There is no doubt that historically it is one of the places where the earliest references exist linking it to Flamenco, an art which began to be defined more clearly back around 1850 and which is simply a particular way of expressing the vicissitudes of a people, the Gypsies of Andalucía. These people adapted Andalusian folklore to their own sensitivities and they did it through song, music and dance. Beyond art form, Flamenco could thus be seen as a way of life, a way of being.
Jerez de la Frontera is considered as one of the principal cities linked to the art of Flamenco. The city stands out as a great cathedral of the “arte jondo” (or deep art as it is known), the Flamenco atmosphere permeates the streets. There, Flamenco steps down from the stage and can be experienced in every corner of the city. A city where people live with the sound of the Bulería, a city of tabancos (old-fashioned wine bars) and traditional quarters where some singing can always be heard. A city of art and artists able to transport you a hundred years back in time through the rhythm of their song and the aroma of Fino Sherry which almost impregnates the pavements.
If anywhere in the world of Flamenco has preserved the wildness and rawness of its musical forms, it is without doubt Jerez de la Frontera. It may not be the only place which can boast about this (one could mention Utrera, Lebrija or the area near Gibraltar), but Jerez has done so in a notably comprehensive way. This is mainly due to another phenomenon, one which is slowly becoming extinct: the “casas cantaoras” or Flamenco dynasties.
In Jerez songs have been passed down the family line and have been inherited in all their purity from generation to generation. So it is essential to mention certain names which are etched in the genesis of the Flamenco history of a city for which this art is a sign of its very identity. Songwriters like Paco La Luz, Diego El Marrurro, Manuel Molina, Juanichi El Manijero, Loco Mateo, Tío José de Paula, Frijones, Manuel Torre, Juan Mojama or El Gloria have passed on their works to later generations. Jerez has contributed numerous styles to the diversity of Flamenco: Soleares, Siguiriyas, Bulerías por Soleá and of course the Bulería itself which the city highlights as its sign of identity.
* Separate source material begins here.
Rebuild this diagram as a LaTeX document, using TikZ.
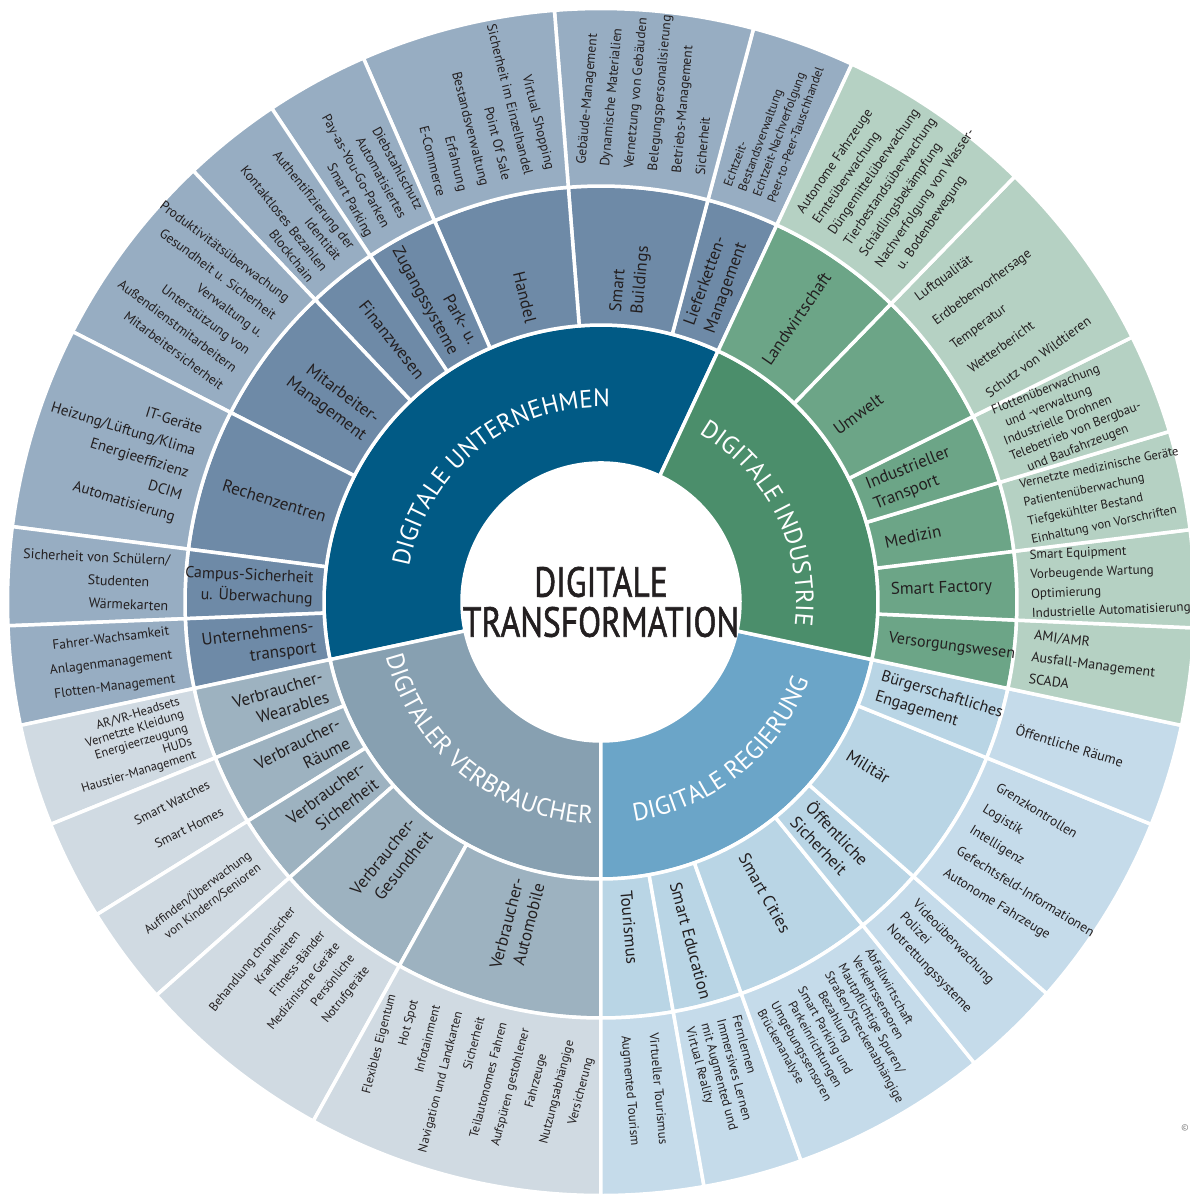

It is useful to know that the city divides into two outstanding Flamenco districts where, without losing their characteristic Jerez style, the songs are interpreted differently, even in different styles. So one needs to differentiate between the San Miguel district (known as “La Plazuela”) and the Santiago district. Each one has its own idiosyncrasies and its own forms within the Flamenco tradition of Jerez. These have been forged by the various casas cantaoras in each of the two districts. Differences are found not only in the music but also in the manner of its interpretation. To give an broad approximation of this, it could be said that Flamenco in La Plazuela is more visceral and raw, while in Santiago it is more melodic and rhythmic.
Thus, “the City of the Gypsies” (a nickname coined by the great poet Federico García Lorca) stands as an irrepressible bastion as far as Flamenco is concerned. It is an evocation of the deepest ancestral roots of Flamenco, conserved since the very beginnings of this art form, thanks to the very special atmosphere which the city gives rise to. Thanks to the Gypsies who have managed to protect their patrimony over the passing years, maintaining the musical heritage of each casa cantaora. Thanks also to the people in general who have cherished the heritage of their Gypsies and who have managed to make their city one of the few places in the world where Flamenco lives and breathes, making it a veritable living museum of the “arte jondo”. Oh Jerez de la Frontera, once seen, never forgotten!